:: Stored records ::
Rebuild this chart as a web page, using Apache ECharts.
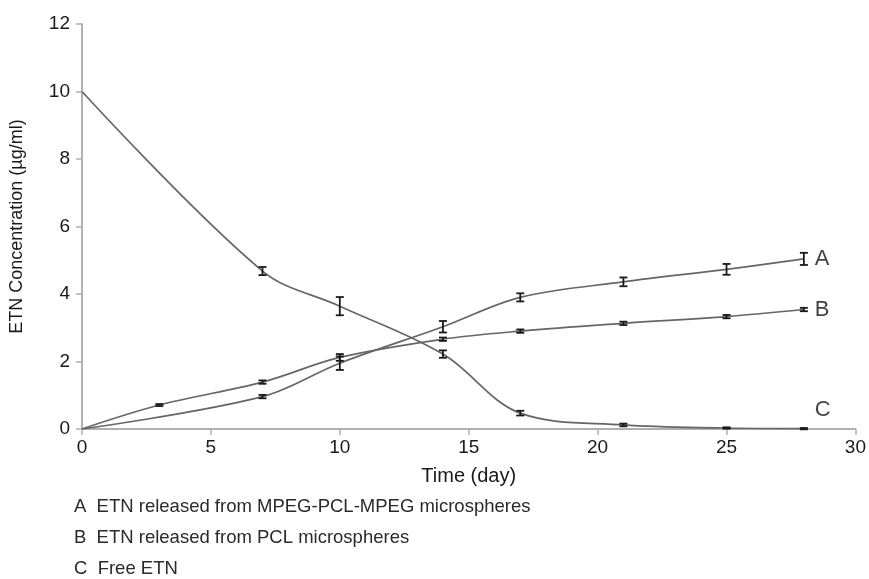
:::
:: Stored records ::
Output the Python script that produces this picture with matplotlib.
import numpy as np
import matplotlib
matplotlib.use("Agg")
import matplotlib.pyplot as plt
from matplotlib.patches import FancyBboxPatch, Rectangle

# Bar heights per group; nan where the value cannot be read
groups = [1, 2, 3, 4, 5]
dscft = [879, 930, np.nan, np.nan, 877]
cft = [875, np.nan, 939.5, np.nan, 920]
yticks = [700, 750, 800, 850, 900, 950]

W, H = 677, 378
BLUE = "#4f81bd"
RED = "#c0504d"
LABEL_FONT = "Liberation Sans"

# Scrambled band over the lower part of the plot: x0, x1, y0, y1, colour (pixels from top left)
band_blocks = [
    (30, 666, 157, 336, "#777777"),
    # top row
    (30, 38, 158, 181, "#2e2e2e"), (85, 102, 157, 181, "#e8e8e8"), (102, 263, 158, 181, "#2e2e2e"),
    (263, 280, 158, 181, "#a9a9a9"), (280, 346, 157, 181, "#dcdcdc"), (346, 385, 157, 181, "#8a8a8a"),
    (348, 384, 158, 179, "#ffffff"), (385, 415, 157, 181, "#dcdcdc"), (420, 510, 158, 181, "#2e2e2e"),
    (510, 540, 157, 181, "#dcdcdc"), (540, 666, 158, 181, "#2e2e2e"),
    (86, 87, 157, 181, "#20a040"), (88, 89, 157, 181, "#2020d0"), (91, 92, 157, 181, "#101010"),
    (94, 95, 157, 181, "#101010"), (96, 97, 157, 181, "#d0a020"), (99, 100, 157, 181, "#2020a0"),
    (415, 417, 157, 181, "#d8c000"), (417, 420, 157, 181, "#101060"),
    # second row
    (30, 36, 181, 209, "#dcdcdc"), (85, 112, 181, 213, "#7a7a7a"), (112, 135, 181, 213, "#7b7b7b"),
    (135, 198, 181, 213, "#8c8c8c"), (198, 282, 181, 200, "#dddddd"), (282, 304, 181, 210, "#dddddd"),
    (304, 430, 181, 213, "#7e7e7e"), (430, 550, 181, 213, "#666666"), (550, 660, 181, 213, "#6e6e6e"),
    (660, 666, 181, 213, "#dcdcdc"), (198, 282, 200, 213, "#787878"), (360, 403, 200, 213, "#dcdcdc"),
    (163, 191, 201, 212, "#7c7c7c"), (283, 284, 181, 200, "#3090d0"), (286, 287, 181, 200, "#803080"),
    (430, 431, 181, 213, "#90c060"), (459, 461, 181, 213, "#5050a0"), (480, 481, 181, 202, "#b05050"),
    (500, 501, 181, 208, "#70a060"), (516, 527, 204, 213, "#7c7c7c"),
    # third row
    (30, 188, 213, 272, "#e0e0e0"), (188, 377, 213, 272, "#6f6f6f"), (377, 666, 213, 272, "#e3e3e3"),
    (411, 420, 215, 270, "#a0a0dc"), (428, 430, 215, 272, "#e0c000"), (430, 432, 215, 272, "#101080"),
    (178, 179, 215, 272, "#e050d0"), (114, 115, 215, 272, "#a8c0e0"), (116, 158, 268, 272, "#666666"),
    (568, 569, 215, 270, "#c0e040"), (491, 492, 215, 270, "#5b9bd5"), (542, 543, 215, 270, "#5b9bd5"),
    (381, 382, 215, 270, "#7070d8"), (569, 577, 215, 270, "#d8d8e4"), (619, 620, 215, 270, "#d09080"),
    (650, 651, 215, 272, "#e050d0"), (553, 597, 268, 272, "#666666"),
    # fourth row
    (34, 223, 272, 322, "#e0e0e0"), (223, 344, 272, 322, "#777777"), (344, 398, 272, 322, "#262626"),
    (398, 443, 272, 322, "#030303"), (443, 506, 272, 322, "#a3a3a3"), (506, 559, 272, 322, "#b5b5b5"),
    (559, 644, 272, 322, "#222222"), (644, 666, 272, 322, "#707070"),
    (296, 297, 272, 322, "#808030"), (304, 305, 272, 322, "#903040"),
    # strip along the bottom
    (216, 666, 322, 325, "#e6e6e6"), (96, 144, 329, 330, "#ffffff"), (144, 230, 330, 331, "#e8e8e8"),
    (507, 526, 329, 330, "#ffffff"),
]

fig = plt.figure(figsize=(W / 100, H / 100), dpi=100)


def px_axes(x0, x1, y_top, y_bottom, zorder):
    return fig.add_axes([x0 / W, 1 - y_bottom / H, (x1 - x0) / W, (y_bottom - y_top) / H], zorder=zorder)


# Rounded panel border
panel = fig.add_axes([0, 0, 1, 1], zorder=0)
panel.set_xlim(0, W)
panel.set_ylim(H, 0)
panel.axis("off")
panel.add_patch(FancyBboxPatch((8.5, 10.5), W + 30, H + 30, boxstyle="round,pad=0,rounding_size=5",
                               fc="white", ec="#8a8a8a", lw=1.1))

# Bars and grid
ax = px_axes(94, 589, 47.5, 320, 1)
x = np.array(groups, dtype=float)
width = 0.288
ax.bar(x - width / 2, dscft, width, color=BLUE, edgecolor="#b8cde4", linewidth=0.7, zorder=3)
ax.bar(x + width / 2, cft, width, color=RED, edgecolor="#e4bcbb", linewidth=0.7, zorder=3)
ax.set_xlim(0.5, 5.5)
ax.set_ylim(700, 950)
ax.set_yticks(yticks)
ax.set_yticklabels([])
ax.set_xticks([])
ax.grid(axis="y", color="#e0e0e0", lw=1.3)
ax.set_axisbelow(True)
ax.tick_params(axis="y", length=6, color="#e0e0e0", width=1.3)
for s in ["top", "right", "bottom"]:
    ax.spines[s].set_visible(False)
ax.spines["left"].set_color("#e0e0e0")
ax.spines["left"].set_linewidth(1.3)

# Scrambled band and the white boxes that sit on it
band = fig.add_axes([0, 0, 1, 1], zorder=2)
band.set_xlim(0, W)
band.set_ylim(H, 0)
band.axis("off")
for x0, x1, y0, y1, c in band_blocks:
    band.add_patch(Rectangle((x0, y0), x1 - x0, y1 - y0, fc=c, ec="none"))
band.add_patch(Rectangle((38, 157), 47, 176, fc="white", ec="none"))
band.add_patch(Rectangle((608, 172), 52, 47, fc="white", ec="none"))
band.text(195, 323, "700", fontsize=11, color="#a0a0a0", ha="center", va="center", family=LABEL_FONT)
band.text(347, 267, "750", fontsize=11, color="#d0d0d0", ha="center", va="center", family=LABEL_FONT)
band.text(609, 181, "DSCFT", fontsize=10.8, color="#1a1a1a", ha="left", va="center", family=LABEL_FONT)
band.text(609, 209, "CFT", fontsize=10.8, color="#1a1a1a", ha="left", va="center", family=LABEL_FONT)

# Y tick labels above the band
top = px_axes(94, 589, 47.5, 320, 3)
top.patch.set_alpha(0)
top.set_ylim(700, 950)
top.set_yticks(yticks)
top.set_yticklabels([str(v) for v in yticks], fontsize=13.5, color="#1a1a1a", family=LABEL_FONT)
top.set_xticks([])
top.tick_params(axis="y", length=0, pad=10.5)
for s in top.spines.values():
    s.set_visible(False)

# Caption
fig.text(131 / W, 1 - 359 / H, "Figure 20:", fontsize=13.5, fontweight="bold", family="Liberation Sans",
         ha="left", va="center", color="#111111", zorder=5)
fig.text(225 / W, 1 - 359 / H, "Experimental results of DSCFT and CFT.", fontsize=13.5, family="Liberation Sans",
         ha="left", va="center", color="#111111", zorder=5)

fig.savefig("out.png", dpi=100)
:::
> Problem statement
Among the entries above, locate the lines containing "Output the Python" and "from matplotlib.patches import", and transcribe exactly those two lines and all lines between.

> Written solution
Output the Python script that produces this picture with matplotlib.
import numpy as np
import matplotlib
matplotlib.use("Agg")
import matplotlib.pyplot as plt
from matplotlib.patches import FancyBboxPatch, Rectangle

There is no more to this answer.